В одном таком монастыре трудник зарубил топором трудницу. Уже инокиню, после пострига… Обвинение в убийстве падает на совсем другого человека. Суд справедливо решает, что у него нет доказательств причастности данного гражданина к преступлению. Совсем другой человек, а им оказался носитель, без преувеличения, «постоянной тонкой структуры», проще говоря, художник. Чувствительная душа попадает в психобольницу. Все успешные художники похожи друг на друга. Каждый неудачник неудачлив по-своему. В новом русском лексиконе появляется слово куратор. Новые дягилевы и третьяковы начинают постигать азы искусствоведения: «До удара молотком участники аукциона ещё могут предложить новую цену, а продавец может передумать и снять лот с продажи, а после удара молотком сделка купли-продажи считается состоявшейся и изменить уже ничего нельзя…» Что касается нашего повествования, то появляются и новые принцхорны, а монография 1926 года без вести пропавшего в СССР П. И. Карпова становится настольной книгой молодого, но уже хорошо отмобилизованного отряда ценителей изрядного…
Монография Карпова
Кто у них в колясках?
Валерик
Володя
Игорёк
Анатолий
Эскиз к портрету Сапожникова
Осень
Речка Иов
Охрана свободна
Главный врач районной психиатрической больницы отложил в сторону картинки, открыл потрёпанную тетрадь, углубился в чтение дневника пациента П.:
«…один на вокзале выступает:
– На юга мы не хотим, там холера, карантин. Мы на север подались, подцепили сифились.
– Как жизнь?
– Как на генеральских погонах, вся в извилинах.

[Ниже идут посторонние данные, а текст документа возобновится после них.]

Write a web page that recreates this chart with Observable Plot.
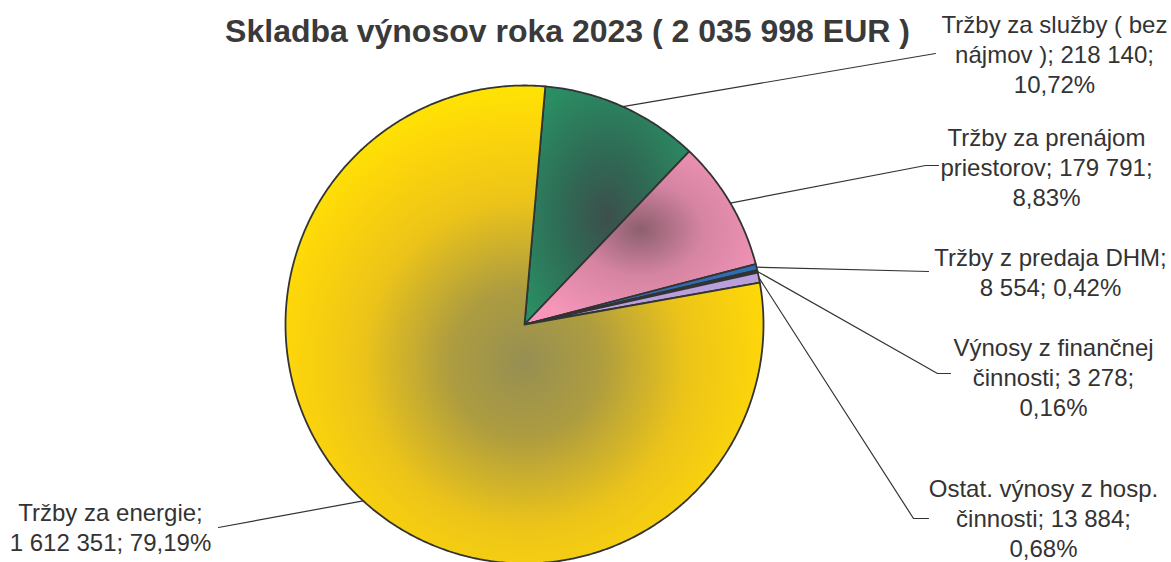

– Отец был генерал-директором тяги первого ранга – начальник путей сообщения, погоны носил. Тогда все носили: студенты, ремесленники железнодорожники. У студентов нашивались суконные погончики. Говорят, нам погоны американцы навесили по какому-то договору. Ромбы, шпалы были. Была железнодорожная милиция, по вокзалу ходил такой милиционер, как городовой, в папахе, сабля на боку. Офицеров тоже ввели. Были командиры, а офицеры это ж от царской армии, от дворян, из-за них революцию делали.
– Не подумали мужи… Перепаханы межи… Ровным строем под конвоем… Блядь. Думать надо было. Во бы жили! – сын генерал-директора тяги отмахивает рукой по горлу.
Я его пять минут послушал, как ВэПэШа кончил.
Лето какое стоит! Пекло. Всё начисто выгорело. Я три месяца в больнице провалялся. Мои приезжают, лежи, говорят, всё равно убирать нечего. Я лежу. А что делать, без позвоночника не побежишь. Грыжа позвоночника. Опасная болезнь, нога может отсохнуть. Столько времени в городе и нигде не побывал. А вы, я вижу, по орехи собрались? – случайный собеседник прекрасно видит, кто куда собрался; мы, братья-близнецы ЯстребОвы со своим младшим братцем (один из них деверь наш), дядя Миша со мной, Яша Саян (свояк наш, человек-гора, учился в одной школе с драматургом Вампиловым) – мы – по орехи, остальные – кто куда…
Этот год шишки мало. Прогуляетесь…
Так бы и стоял возле железнодорожных касс…
Тридцать шестой подошёл.
26 августа. Мысовая. Дельта Мысовки. Город Бабушкин между Ивановкой и Абрамихой. Три из трёхсот тридцати шести рек и речек впадают в Байкал, остальные вытекают. Со школы помню.
За Байкалом. Пересадка на сто тридцатый. Общий вагон. Проводнице 8 рублей. В 23.00 Татаурово. Вещи в пакгауз. Ночуем у Василия. Ястребы закупили водки, остались ночевать на вокзале. Утром двадцать седьмого с вещами на железнодорожной тележке въезжаем в ограду Василия, ждём попутного лесовоза, обедаем. Братья закусывают-перекусывают на пристани, машут кулаками возле Яшки, тот договаривается для себя с попутным ГАЗиком. Селенга. Паром. Хорошо сносит течением. Контора лесничества. Братья уже на крыльце сельсовета. Опять машут руками, пытаются достать бурятского богатыря. Младший Ястребов, Колька, носит за старшими братьями сетку водки. Саян улыбается, пьяные ничего с ним не сделают. Лесничий Николай Николаевич идёт в резиновых сапогах по дорожке к сельсовету, рядом с ним катится по траве на велосипеде дядя Миша, брат мамы.